Por Antonio Pérez Esclarín
Así se titula un nuevo libro mío que me editó la Confederación de Educación Católica de Guayas (Ecuador), disponible en Amazon, que pretende contribuir a sumar voluntades en pro del Pacto Educativo Global que nos viene proponiendo con insistencia el papa Francisco.
La pandemia del COVID-19 puso de manifiesto muchas de las carencias de nuestra sociedad y, en especial, de la educación. Como siempre pasa con los problemas y las crisis, son los pobres quienes sufren las peores consecuencias. Ante la dificultad de realizar la educación presencial, que es la que posibilita una verdadera educación, se propuso la educación online; sin embargo, no podemos ignorar que a este mundo virtual no todo el mundo tiene igual acceso, con lo que a las típicas discriminaciones y desigualdades, se añadió la discriminación digital, dado que las poblaciones más vulnerables y los grupos empobrecidos y excluidos, escasamente pueden acceder al mundo de internet. Por ello, se acuñaron los términos de “infopobres” e “inforicos”, para subrayar la brecha digital.
Y si para muchas personas navegar por internet es una acción cotidiana, no podemos olvidar que en todo el mundo hay más de 4.000 millones de personas que viven sin acceso a internet. Según datos de la Unión Internacional de Telecomunicaciones, tan solo un 51 % de la población mundial está conectado a internet: más del 85 % en las regiones desarrolladas, pero menos del 40 % en regiones más pobres, como África y Latinoamérica, en especial Venezuela, que tiene la peor conectividad del continente, el salario más miserable y donde la electricidad se va a cada rato.
La pandemia evidenció la gravísima brecha de desigualdad que existe entre nuestros alumnos y el escaso poder de innovación que posee nuestro sistema educativo. Ante esta realidad, urge que reflexionemos y nos planteemos cómo educar en estos tiempos de crisis compleja, modernidad líquida, relativismo ético y posverdad.

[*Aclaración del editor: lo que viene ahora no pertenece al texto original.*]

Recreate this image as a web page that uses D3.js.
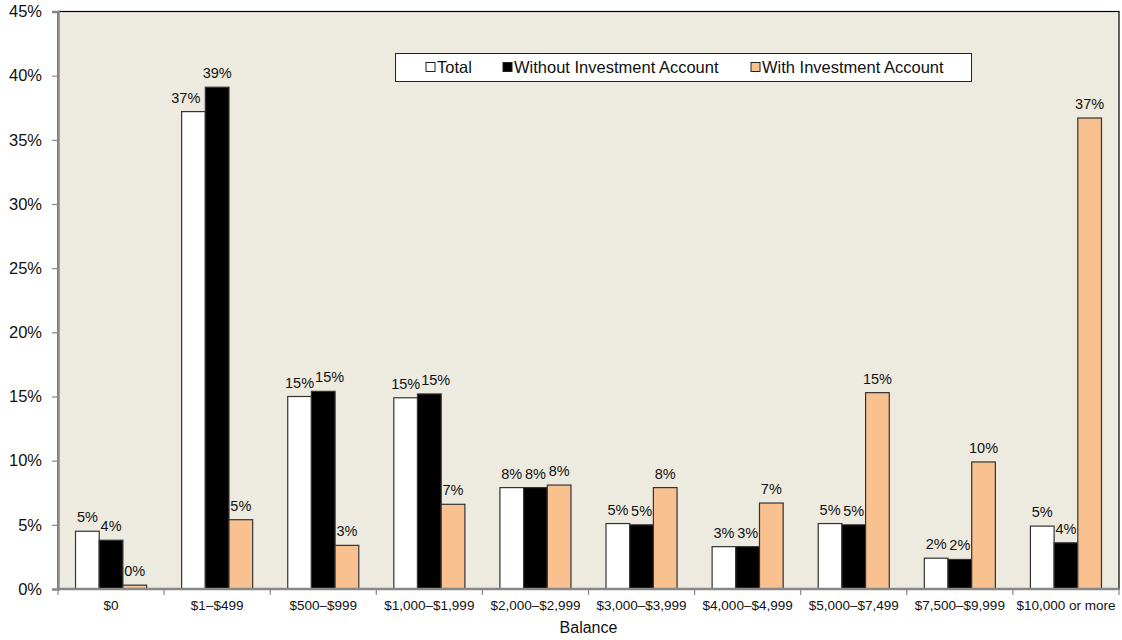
<!DOCTYPE html>
<html>
<head>
<meta charset="utf-8">
<script src="https://cdn.jsdelivr.net/npm/d3@7"></script>
<style>
  body { margin: 0; background: #fff; }
  svg { display: block; font-family: "Liberation Sans", Arial, sans-serif; }
</style>
</head>
<body>
<svg id="chart" width="1122" height="640"></svg>
<script>
// Balance brackets along the x axis
const categories = ["$0", "$1–$499", "$500–$999", "$1,000–$1,999", "$2,000–$2,999",
  "$3,000–$3,999", "$4,000–$4,999", "$5,000–$7,499", "$7,500–$9,999", "$10,000 or more"];

// Share of accounts in each bracket (percent)
const totalValues   = [4.5, 37.2, 15.0, 14.9, 7.9, 5.1, 3.3, 5.1, 2.4, 4.9];
const withoutValues = [3.8, 39.1, 15.4, 15.2, 7.9, 5.0, 3.3, 5.0, 2.3, 3.6];
const withValues    = [0.3, 5.4, 3.4, 6.6, 8.1, 7.9, 6.7, 15.3, 9.9, 36.7];

const seriesNames = ["Total", "Without Investment Account", "With Investment Account"];
const seriesColors = ["#ffffff", "#000000", "#f9c18f"];
const yTicks = [0, 5, 10, 15, 20, 25, 30, 35, 40, 45];

const series = [totalValues, withoutValues, withValues];

const svg = d3.select("#chart");
const margin = { left: 58, right: 1119, top: 11.5, bottom: 589 };

const x = d3.scaleBand().domain(categories).range([margin.left, margin.right]).paddingInner(0).paddingOuter(0);
const inner = d3.scaleBand().domain(d3.range(series.length)).range([0, x.bandwidth()]).paddingOuter(0.74).paddingInner(0);
const y = d3.scaleLinear().domain([0, 45]).range([margin.bottom, margin.top]);

// plot background and frame
svg.append("rect")
  .attr("x", margin.left).attr("y", margin.top)
  .attr("width", margin.right - margin.left).attr("height", margin.bottom - margin.top)
  .attr("fill", "#edeae0").attr("stroke", "#000").attr("stroke-width", 1.2);

// bars
series.forEach((vals, si) => {
  svg.append("g").selectAll("rect").data(vals).join("rect")
    .attr("x", (d, i) => x(categories[i]) + inner(si))
    .attr("y", d => y(d))
    .attr("width", inner.bandwidth())
    .attr("height", d => y(0) - y(d))
    .attr("fill", seriesColors[si])
    .attr("stroke", "#333")
    .attr("stroke-width", 1.2);
});

// value labels, nudged sideways where they would collide with a neighbour
const labelLayer = svg.append("g");
const labelSize = 14.5;
categories.forEach((cat, i) => {
  const items = series.map((vals, si) => {
    const cx = x(cat) + inner(si) + inner.bandwidth() / 2;
    const t = labelLayer.append("text")
      .attr("y", y(vals[i]) - 9)
      .attr("text-anchor", "middle")
      .attr("font-size", labelSize)
      .attr("fill", "#111")
      .text(Math.round(vals[i]) + "%");
    const w = t.node().getComputedTextLength();
    return { t, cx, w, base: y(vals[i]) - 9, barLeft: x(cat) + inner(si), barTop: y(vals[i]) };
  });
  for (let k = 0; k < items.length - 1; k++) {
    const a = items[k], b = items[k + 1];
    const aRight = a.cx + a.w / 2;
    if (b.barTop < a.base && aRight > b.barLeft) {
      // the next bar rises past this label: move the label left of it
      a.cx -= aRight - (b.barLeft - 5);
    } else if (Math.abs(a.base - b.base) < labelSize && aRight > b.cx - b.w / 2) {
      // two labels at about the same height: move the right one over
      b.cx = aRight + 1 + b.w / 2;
    }
  }
  items.forEach(it => it.t.attr("x", it.cx));
});

// y axis
const yAxis = d3.axisLeft(y).tickValues(yTicks).tickFormat(d => d + "%").tickSize(6).tickPadding(10);
const gy = svg.append("g").attr("transform", `translate(${margin.left},0)`).call(yAxis);
gy.select(".domain").attr("stroke", "#888").attr("stroke-width", 2.5);
gy.selectAll(".tick line").attr("stroke", "#888").attr("stroke-width", 1.2);
gy.selectAll(".tick text").attr("font-size", 16.5).attr("fill", "#111").attr("font-family", "Liberation Sans, Arial, sans-serif");

// x axis: ticks at category boundaries
const gx = svg.append("g").attr("transform", `translate(0,${margin.bottom})`);
gx.append("line").attr("x1", margin.left).attr("x2", margin.right)
  .attr("stroke", "#888").attr("stroke-width", 2.5);
const bounds = categories.map(c => x(c)).concat([x(categories[categories.length - 1]) + x.bandwidth()]);
gx.selectAll("line.tk").data(bounds).join("line").attr("class", "tk")
  .attr("x1", d => d).attr("x2", d => d).attr("y1", 0).attr("y2", 6)
  .attr("stroke", "#888").attr("stroke-width", 1.2);
gx.selectAll("text").data(categories).join("text")
  .attr("x", d => x(d) + x.bandwidth() / 2)
  .attr("y", 21)
  .attr("text-anchor", "middle")
  .attr("font-size", 13.5)
  .attr("fill", "#111")
  .text(d => d);

svg.append("text").attr("x", (margin.left + margin.right) / 2).attr("y", 633)
  .attr("text-anchor", "middle").attr("font-size", 16).attr("fill", "#111").text("Balance");

// legend
const lg = svg.append("g");
lg.append("rect").attr("x", 395.5).attr("y", 53.5).attr("width", 576).attr("height", 28)
  .attr("fill", "#fff").attr("stroke", "#222").attr("stroke-width", 1);
const legendX = [426, 503, 751];
seriesNames.forEach((name, i) => {
  lg.append("rect").attr("x", legendX[i]).attr("y", 62.5).attr("width", 9).attr("height", 9)
    .attr("fill", seriesColors[i]).attr("stroke", "#222").attr("stroke-width", 1);
  lg.append("text").attr("x", legendX[i] + 11).attr("y", 73)
    .attr("font-size", 16.5).attr("fill", "#111").text(name);
});
</script>
</body>
</html>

No es fácil responder esa pregunta, pero pienso que en primer lugar, y como nos lo propone el papa Francisco, habría que hacer los esfuerzos necesarios para garantizar a todos una educación de calidad, que es el medio esencial para el desarrollo personal y social. Esto exige defender con fuerza la educación pública como derecho fundamental y combatir la mentalidad que quiere hacer de ella una mercancía. Junto a esto, debemos abandonar esa educación que enseña a responder preguntas ajenas a la realidad e inquietudes de los estudiantes, y trabajar por una educación que nos enseñe a interrogar la realidad de cada día para descubrir los mecanismos de opresión y discriminación, y que promueva el pensamiento crítico y creativo.
Educación que nos enseñe no a repetir información, sino a procesarla y analizarla. Educación para resolver problemas, que enseñe a aprender, comprender y emprender, que promueva más que la enseñanza el aprendizaje continuo, desde la cuna hasta la tumba. Educación que se integre con las familias y comunidades. Educación que promueva un uso más pedagógico de las nuevas tecnologías como medios para promover el pensamiento, la reflexión y el aprendizaje, y no meramente la repetición de información.
Pero más allá de esto, la educación debe retomar su esencia humanizadora: educación que nos enseñe a vivir plenamente, a convivir con los otros diferentes y con la naturaleza, y a vivir para los otros, a defender la vida y gastarla en el servicio eficaz a la construcción de un mundo justo y fraternal.